This study addresses the high complexity and cost of conventional active array beamforming by proposing a low-power alternative based on a flexible coupler-based antenna architecture. The design enables mechanical beam steering through physical displacement of passive coupling elements alone, modulating induced currents without requiring any adjustment to active antennas. This approach pioneers purely passive element repositioning for beam control, substantially reducing both hardware cost and power consumption. Leveraging multi-port circuit theory, the authors develop line-of-sight and multipath channel models and employ a block coordinate conditional gradient algorithm to optimize coupler placement. Experimental results demonstrate that, despite significantly fewer active elements and RF chains, the proposed system achieves notably higher spectral efficiency compared to existing benchmark schemes.

This paper proposes a novel flexible coupler antenna (FCA) that translates passive coupling elements around a fixed-position active antenna to reshape the induced currents on the passive elements for radiation. A new form of mechanical beamforming is achieved by moving only the passive coupling elements while keeping the active antenna stationary. The proposed design significantly reduces the antenna and radio-frequency (RF) chain costs of conventional active array beamforming with low mechanical control complexity and energy consumption. For the purpose of exposition, we consider a point-to-point communication system with one FCA at the transmitter and one fixed antenna at the receiver. Specifically, based on multi-port circuit theory, we establish both the line-of-sight (LoS) and multipath channel models and derive the mechanical beamforming weights of the passive couplers as functions of their positions. Then, we formulate a new problem to maximize the received signal-to-noise ratio (SNR) by optimizing the positions of passive couplers at the transmitter, subject to coupler movement and transmit power constraints.

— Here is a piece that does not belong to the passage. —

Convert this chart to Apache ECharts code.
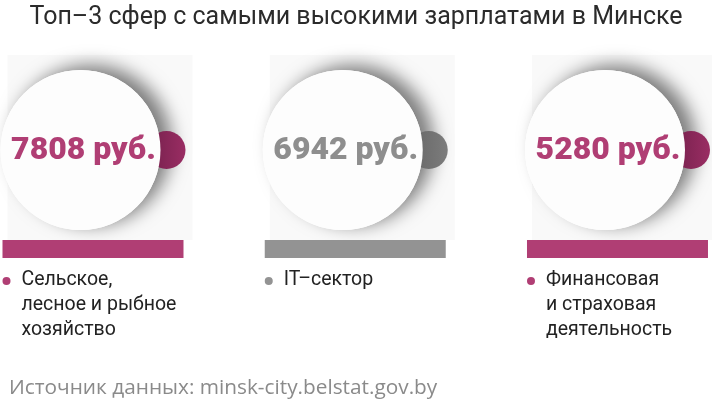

Solving the resulting problem is inherently difficult because coupled channel and mechanical beamforming create non-linearity in the objective function.To tackle this problem, we propose an efficient block-coordinate conditional gradient method to search for the best positions of all passive couplers by sequentially optimizing the position of each coupler with those of the other couplers fixed in an iterative manner.Simulation results demonstrate that the proposed system significantly outperforms benchmark schemes in terms of achievable rate, but with significantly reduced active antennas and RF chains.